Negli Stati Uniti, ci saranno, nuovo per la prima volta nella loro storia, più musulmani che ebrei, un evento ovvio visto la costante immigrazione di nuovi americani provenienti da nazioni arabe o asiatiche di fede islamica e gli ormai irrilevanti afflussi di quegli ebrei d’Europa centrale e orientale che formarono il nerbo della popolazione israelita. Ma è ancora una volta il motore della natalità a creare la forbice nel rapporto fra le diverse affiliazioni religiose dentro i diversi Paesi. Già oggi, nelle 27 nazioni europee, dall’Albania al Regno Unito, il tasso di fertilità fra musulmani e non musulmani è massicciamente squilibrato, con 2,2 figli in media per gli islamici contro 1,5 per i cristiani, gli agnostici, gli atei, gli appartenenti ad altre confessioni. Uno squilibrio destinato a restare forte, proiettato verso la metà del secolo.
Nel 2050, Australia, Regno Unito, Francia, Nuova Zelanda, Olanda, Macedonia saranno nazioni a maggioranza musulmane, ma non ancora l’Italia. Gli Stati Uniti d’America, che si considerano nella retorica politica e nei sondaggi il baluardo della cristianità nelle proprie varie espressioni, sta assistendo a un aumento fortissimo dei “non affiliati” a nessuna religione. La proporzione di coloro che si proclamano cristiani è avviata a scendere dal 78 per cento al 66 per cento, mentre i musulmani, seppure ancora minuscola minoranza, più che raddoppieranno, dallo 0,9 di oggi al 2,1. Abbastanza per scavalcare gli ebrei, in diminuzione dall’1,8 all’1,4.
«Chiunque predichi, o immagini, una guerra di civiltà, uno scontro magari violento fra il mondo cristiano e quello musulmano dovrebbe guardare alla cifre prima di imbarcarsi in crociate» ha detto Tom Gjelten conduttore di un talk show serio alla televisione pubblica americana Npr.
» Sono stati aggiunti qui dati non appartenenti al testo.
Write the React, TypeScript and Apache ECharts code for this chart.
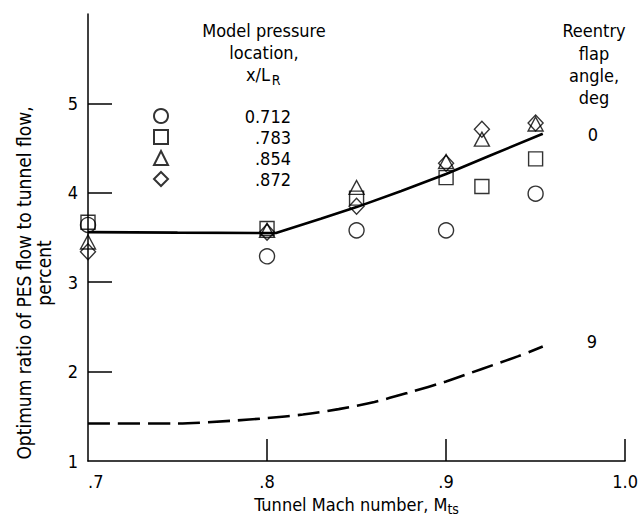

E a chi sicuramente vedrà nelle proiezioni fatte dall’Istituto Pew, che non sono sondaggi di opinioni, ma estrapolazione di tendenze da dati concreti, l’avverarsi di quella “minaccia islamica” oggi molto agitata e popolarizzata da letteratura “pulp” come il libro del francese Michel Houellebecq, Sottomissione , Amaney Jamal, professoressa di studi arabi e islamici a Princeton, offre questa osservazione: «Il terrore dell’Islam, che oggi tanti sfruttano utilizzando le immagini e le azioni ripugnanti dei fanatici, nasce da profonda, e spesso reciproca, ignoranza. L’aumento della presenza di musulmani nelle nazioni cristiane esporrà tanto i cristiani quanto i musulmani alle loro diverse esperienze religiose e aiuterà a demolire i miti diabolici che sopravvivono ancora».
Quello che le cifre, soprattutto riferite all’Europa e all’America, sembrano voler dire che l’integrazione fra le componenti ormai non soltanto etniche, ma religiose e culturali apparentemente inconciliabili, non è una scelta, ma una necessità che la dinamica demografica, molto più forte del fattore immigrazione, impone. A meno di immaginare un’improbabile frenesia riproduttiva che scateni gli uomini e le donne che si dicono cristiani per raggiungere il tasso di natalità fra musulmani arabi e non arabi d’Asia, d’Africa, d’Europa, per riequilibrare lo sbilancio demografico, una guerra contro 2,8 miliardi di avversari non sembra consigliabile.
La professoressa Jamal, lei stessa musulmana, che si presenta sulla cattedra di una delle università americane più wasp , più «bianche, anglo e protestanti», Princeton, sempre con lo chador attorno al capo, intravede nell’ipotesi di una democratizzazione di parte del mondo islamico più sviluppato, come in Indonesia o in Malaysia o in Iran, un possibile freno al boom demografico, legato soprattutto a una maggiore autonomia e autocoscienza delle donne. Trent’anni, come calcola la ricerca del Pew sono una generazione, sono milioni di bambini e bambini appena nati o non ancora nati, che tengono la chiave per una convivenza, nel mondo e all’interno delle nazioni, ancora difficile da vedere. Ma, spera Amaney Jamal, indispensabile e forse inevitabile. Se Dio e gli uomini lo vorranno. Insha’Allah.